San Diego continues to reinforce its status as a leading force in news innovation.

Platinum Equity,  the equity firm that bought the  San Diego Union Tribune last month, is funding an investigative reporting initiative, The Watchdog Institute.   The non-profit inititative will be run by none other than Lori Hearn, who until this week as senior editor for Watchdog Journalism at the U-T.

At a time when most newspaper owners are cutting staff (and the past and current owners of the UT are no exception),  funding one of their own reporters to set up an independent  investigative reporting operation to supply them with content  is a first.  The new venture will be based at San Diego State University, Hearn told me at Pocantico, the Rockefeller estate outside New York where we are both attending a conference on investigative journalism.

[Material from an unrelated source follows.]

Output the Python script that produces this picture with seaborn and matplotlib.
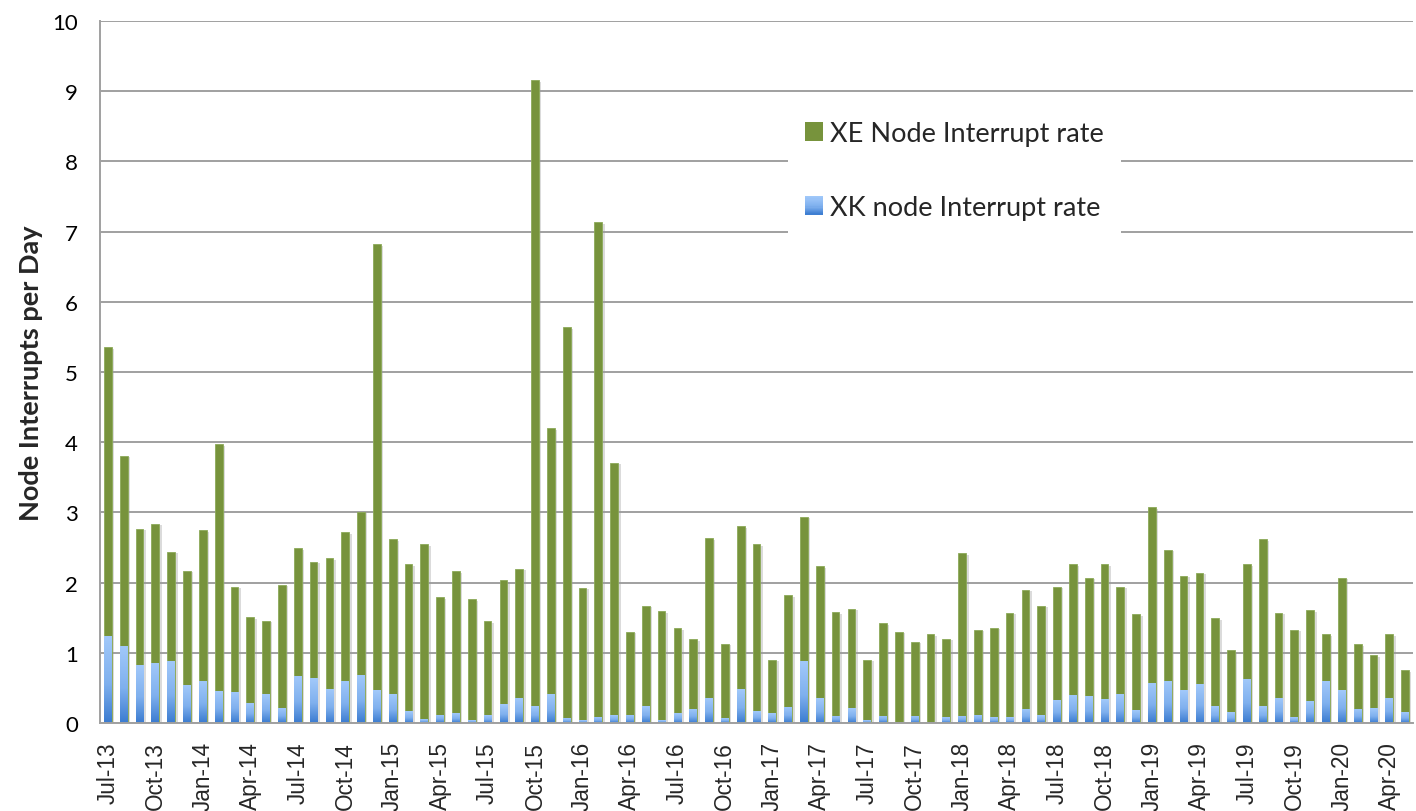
import numpy as np
import pandas as pd
import matplotlib
matplotlib.use("Agg")
import matplotlib.pyplot as plt
import matplotlib.patheffects as pe
from matplotlib.patches import Rectangle, Patch
from matplotlib.legend_handler import HandlerBase
from matplotlib.colors import LinearSegmentedColormap
import seaborn as sns

# Monthly node interrupt rates, Jul-2013 .. May-2020
months = pd.date_range("2013-07-01", "2020-05-01", freq="MS")
month_labels = [d.strftime("%b-%y") for d in months]

xe_rate = [5.35, 3.81, 2.77, 2.84, 2.44, 2.17, 2.75, 3.97, 1.94, 1.51,
           1.46, 1.97, 2.49, 2.30, 2.35, 2.72, 3.01, 6.82, 2.62, 2.26,
           2.55, 1.79, 2.16, 1.76, 1.45, 2.03, 2.20, 9.16, 4.20, 5.64,
           1.93, 7.13, 3.71, 1.30, 1.67, 1.59, 1.35, 1.19, 2.63, 1.13,
           2.80, 2.55, 0.90, 1.82, 2.94, 2.23, 1.58, 1.63, 0.90, 1.42,
           1.30, 1.16, 1.27, 1.20, 2.42, 1.33, 1.36, 1.57, 1.90, 1.67,
           1.94, 2.26, 2.07, 2.26, 1.94, 1.55, 3.07, 2.47, 2.10, 2.14,
           1.49, 1.04, 2.26, 2.62, 1.57, 1.33, 1.61, 1.27, 2.07, 1.12,
           0.97, 1.27, 0.75]

xk_rate = [1.24, 1.10, 0.82, 0.86, 0.89, 0.54, 0.60, 0.455, 0.445, 0.29,
           0.41, 0.22, 0.67, 0.64, 0.49, 0.60, 0.69, 0.47, 0.41, 0.17,
           0.05, 0.12, 0.14, 0.04, 0.11, 0.27, 0.35, 0.24, 0.41, 0.07,
           0.04, 0.08, 0.11, 0.12, 0.24, 0.04, 0.14, 0.20, 0.35, 0.07,
           0.48, 0.17, 0.14, 0.23, 0.88, 0.35, 0.10, 0.21, 0.04, 0.10,
           0.01, 0.10, 0.02, 0.08, 0.10, 0.12, 0.08, 0.08, 0.20, 0.11,
           0.33, 0.40, 0.38, 0.34, 0.42, 0.18, 0.57, 0.60, 0.47, 0.55,
           0.24, 0.15, 0.63, 0.24, 0.36, 0.085, 0.32, 0.60, 0.47, 0.20,
           0.21, 0.36, 0.15]

tick_labels = ["Jul-13", "Oct-13", "Jan-14", "Apr-14", "Jul-14", "Oct-14",
               "Jan-15", "Apr-15", "Jul-15", "Oct-15", "Jan-16", "Apr-16",
               "Jul-16", "Oct-16", "Jan-17", "Apr-17", "Jul-17", "Oct-17",
               "Jan-18", "Apr-18", "Jul-18", "Oct-18", "Jan-19", "Apr-19",
               "Jul-19", "Oct-19", "Jan-20", "Apr-20"]

y_ticks = [0, 1, 2, 3, 4, 5, 6, 7, 8, 9, 10]

GREEN = "#77933C"
GRID = "#A0A0A0"
blue_cmap = LinearSegmentedColormap.from_list(
    "xk_blue", [(0.0, "#3A7BD0"), (0.45, "#7FB0EE"), (1.0, "#A2C9FA")])

sns.set_style("white")
plt.rcParams["font.family"] = ["Lato", "DejaVu Sans"]

fig = plt.figure(figsize=(14.16, 8.12), dpi=100)
ax = fig.add_axes([100 / 1416, 88 / 812, 1313 / 1416, 702 / 812])

df = pd.DataFrame({"month": month_labels, "xe": xe_rate, "xk": xk_rate})

sns.barplot(data=df, x="month", y="xe", color=GREEN, saturation=1,
            width=0.49, errorbar=None, ax=ax, zorder=2,
            edgecolor="#8CAA58", linewidth=0.6)
n_green = len(ax.patches)
for p in ax.patches[:n_green]:
    p.set_path_effects([pe.SimplePatchShadow(offset=(1.8, -1.2),
                                             shadow_rgbFace="#9a9a9a",
                                             alpha=0.35),
                        pe.Normal()])

sns.barplot(data=df, x="month", y="xk", color="#7FB0EE", saturation=1,
            width=0.49, errorbar=None, ax=ax, zorder=3, linewidth=0)

# vertical light-to-dark fill for the XK bars
grad = np.linspace(0, 1, 256).reshape(-1, 1)
for p in ax.patches[n_green:]:
    x0, y0 = p.get_x(), p.get_y()
    w, h = p.get_width(), p.get_height()
    if h <= 0:
        continue
    im = ax.imshow(grad, cmap=blue_cmap, origin="lower", aspect="auto",
                   extent=(x0, x0 + w, y0, y0 + h), zorder=3.5,
                   interpolation="bilinear")
    im.set_clip_path(p)
    p.set_facecolor("none")

ax.set_xlim(-0.5, len(month_labels) - 0.5)
ax.set_ylim(0, 10)

# axes styling
ax.set_axisbelow(True)
ax.yaxis.grid(True, color=GRID, linewidth=1.4)
ax.xaxis.grid(False)
for side in ("top", "right"):
    ax.spines[side].set_visible(False)
for side in ("left", "bottom"):
    ax.spines[side].set_color(GRID)
    ax.spines[side].set_linewidth(1.4)
    ax.spines[side].set_zorder(4)

ax.set_yticks(y_ticks)
ax.set_yticklabels([str(v) for v in y_ticks])
ax.tick_params(axis="y", length=6, width=1.4, color=GRID, pad=10,
               labelsize=16, labelcolor="black")

label_pos = [month_labels.index(t) for t in tick_labels]
ax.set_xticks(label_pos)
ax.set_xticklabels(tick_labels, rotation=90, ha="center", va="top",
                   family=["Liberation Sans", "DejaVu Sans"], fontsize=16.3)
ax.set_xticks([p - 0.5 for p in label_pos], minor=True)
ax.tick_params(axis="x", which="major", length=0, pad=13)
ax.tick_params(axis="x", which="minor", length=6, width=1.4, color=GRID)
ax.set_xlabel("")

ax.set_ylabel("Node Interrupts per Day", fontsize=19.5, fontweight="bold")
ax.yaxis.set_label_coords(-0.0434, 0.5)


class GradientSquare(HandlerBase):
    def create_artists(self, legend, orig_handle, xdescent, ydescent,
                       width, height, fontsize, trans):
        n = 16
        parts = []
        for k in range(n):
            parts.append(Rectangle((-xdescent, -ydescent + height * k / n),
                                   width, height / n * 1.05,
                                   facecolor=blue_cmap((k + 0.5) / n),
                                   edgecolor="none", transform=trans))
        return parts


h_xe = Patch(facecolor=GREEN, edgecolor="none")
h_xk = Patch(facecolor="#7FB0EE", edgecolor="none")
leg = ax.legend([h_xe, h_xk],
                ["XE Node Interrupt rate", "XK node Interrupt rate"],
                handler_map={h_xk: GradientSquare()},
                loc="upper left",
                bbox_to_anchor=(788 / 1416, 1 - 105 / 812),
                bbox_transform=fig.transFigure,
                fontsize=19.5, frameon=True, fancybox=False,
                facecolor="white", edgecolor="none", framealpha=1,
                handlelength=0.67, handleheight=0.67, handletextpad=0.26,
                labelspacing=1.8, borderpad=0.63, borderaxespad=0)
leg.set_zorder(5)

fig.savefig("out.png", dpi=100)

Hearn is a veteran reporter at the U-T, which was experienced radical downsizing in recent years.  Its 400 strong newsroom has been cut in half over the last three years alone.  Hearn tells me that she has received funding for two years to support two reporters.  The primary client will be the U-T itself — but after articles have appeared in the paper, other news outlets may also use the material the project produces, Hearn says. 

It is of course possible that the Union Tribune planned to eliminate their investigative unit — and the new spinoff that its new owners are supporting is just a graceful way to shut it down. 

Still, the arrangement is still more expensive than a typical buyout would have cost — and it does mean that there will be some dedicated investigative reporting in San Diego for the next two years at least.

Among the other news innovations that have emerged in San Diego are Voice of San Diego, the online “newspaper as well as San Diego News Network. 

What is a emerging in San Diego is a lively new journalism ecosystem (to borrow a term used by Chuck Lewis, the founder of the Center for Public Integrity and the main drafter of the Pocantico Declaration, of which more later).  Whether it’s component  parts will endure in the future is of course an open question, but for now it is charting new directions that are exceedingly interesting to watch.